5 responses to “Can and Should States Mandate Tax Return Disclosure as a Condition for Presidential Candidates to Appear on the Ballot?”

  1. Joe Paulson says:

    Such a requirement could be a means to enforce the Emoluments Clause though perhaps the implication there is that Congress would have the authority to do so.

  2. If providing tax return information were to be viewed as a precondition to ballot access, and thus as an eligibility prerequisite, is there any doubt that such a requirement violates the Eligibility Clause? I doubt it.

  3. JOHN IN VIRGINIA says:

    Dear Vikram David Amar:

    The Trump Act is another “act” of sour grapes by the Liberal Communist (Democrats) on losing the Presidential Election. Donald Trump submitted a “Financial Statement” to the FEC, what else is needed. If Trump release a false Tax Return, then the IRS in the Audit would have caught such.

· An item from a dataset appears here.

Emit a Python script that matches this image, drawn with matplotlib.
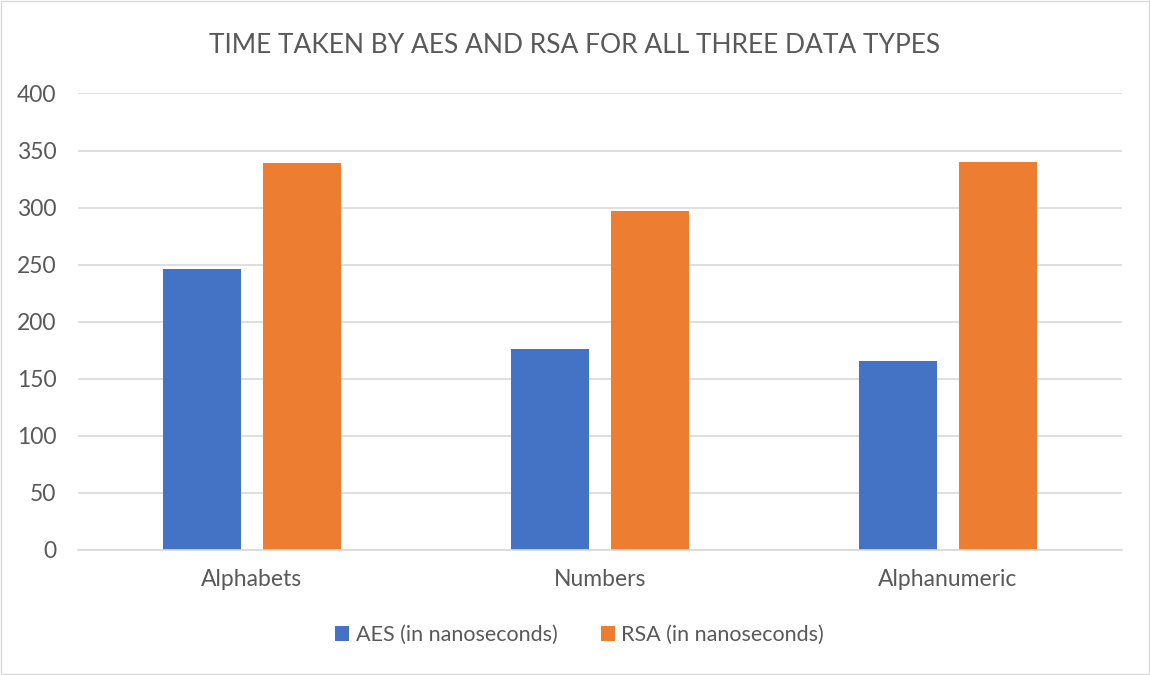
import matplotlib
matplotlib.use('Agg')
import matplotlib.pyplot as plt
import matplotlib.patches as mpatches
import numpy as np

categories = ['Alphabets', 'Numbers', 'Alphanumeric']
aes_times = [246, 176, 166]
rsa_times = [339, 297, 340]
series_names = ['AES (in nanoseconds)', 'RSA (in nanoseconds)']

plt.rcParams['font.family'] = ['Lato', 'DejaVu Sans']
text_color = '#595959'

fig = plt.figure(figsize=(11.5, 6.75), dpi=100)
ax = fig.add_axes([0.0678, 0.1852, 0.9079, 0.6763])

x = np.arange(len(categories))
width = 0.224
offset = 0.143
ax.bar(x - offset, aes_times, width, color='#4472C4', zorder=2, label=series_names[0])
ax.bar(x + offset, rsa_times, width, color='#ED7D31', zorder=2, label=series_names[1])

ax.set_xlim(-0.5, 2.5)
ax.set_ylim(0, 400)
ax.set_yticks(np.arange(0, 401, 50))
ax.set_xticks(x)
ax.set_xticklabels(categories)
ax.grid(True, axis='y', color='#D9D9D9', linewidth=1.2, zorder=1)
for s in ['top', 'right', 'left']:
    ax.spines[s].set_visible(False)
ax.spines['bottom'].set_color('#D9D9D9')
ax.spines['bottom'].set_linewidth(1.2)
ax.tick_params(axis='both', length=0, labelsize=16.5, colors=text_color)
ax.tick_params(axis='y', pad=15.5)
ax.tick_params(axis='x', pad=14)

fig.text(0.5, 0.933, 'TIME TAKEN BY AES AND RSA FOR ALL THREE DATA TYPES',
         ha='center', va='center', fontsize=19, color=text_color)

handles = [mpatches.Patch(facecolor='#4472C4'), mpatches.Patch(facecolor='#ED7D31')]
fig.legend(handles, series_names, loc='center', bbox_to_anchor=(0.504, 0.059), ncol=2,
           frameon=False, fontsize=15.5, labelcolor=text_color, handlelength=0.65,
           handleheight=0.65, handletextpad=0.3, columnspacing=2.0)

fig.patches.append(mpatches.Rectangle((0.001, 0.001), 0.998, 0.997, transform=fig.transFigure,
                                      fill=False, edgecolor='#D9D9D9', linewidth=1))

plt.savefig('out.png', dpi=100)
plt.close()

    Senator Reed “demonized” Mitt Romney on his Tax Return but yet Mitt did nothing wrong. In another avenue, Trump was under audit and many attorney’s, of both parties, agreed not to disclose until the Audit is over. I assure if President Obama was concerned , Obama would have placed pressure on the IRS to finish the Audit, but did not. But the “Romney” effect was one of the many reasons not to release his Tax Returns. John

  4. Donald Holland says:

    How about birth certificates?

  5. Jim Bush says:

    I personally feel that Mr. Trump, based on both his character and his qualifications, is the worst President we have ever (and, I hope, will ever) elect. I cannot understand why half the country would vote for such a human being. But it was well publicized that he adamantly refused to release his tax returns (which I believe was among the lesser revelations about him), and still approximately half the country (and more than half of the electoral college) voted for him. Apart from whether legislation mandating tax return disclosure would be proper under federal and state constitutions, I think the populace spoke loudly that it doesn’t believe tax return disclosure should be a prerequisite to run for, or serve as, President. As a knowing and public refusal to disclose tax returns isn’t the kind of “trampling on the rights of the minority” issue that is addressed by such things as the Bill of Rights, I think that the legislature of my state (California) and others have to accept that democracy in general and the electoral college in particular allows candidates to be elected over the objections (valid, or otherwise) of the minority. Our recourse is to insist he follow the law as President and to work harder (and smarter) for a different result at the next election.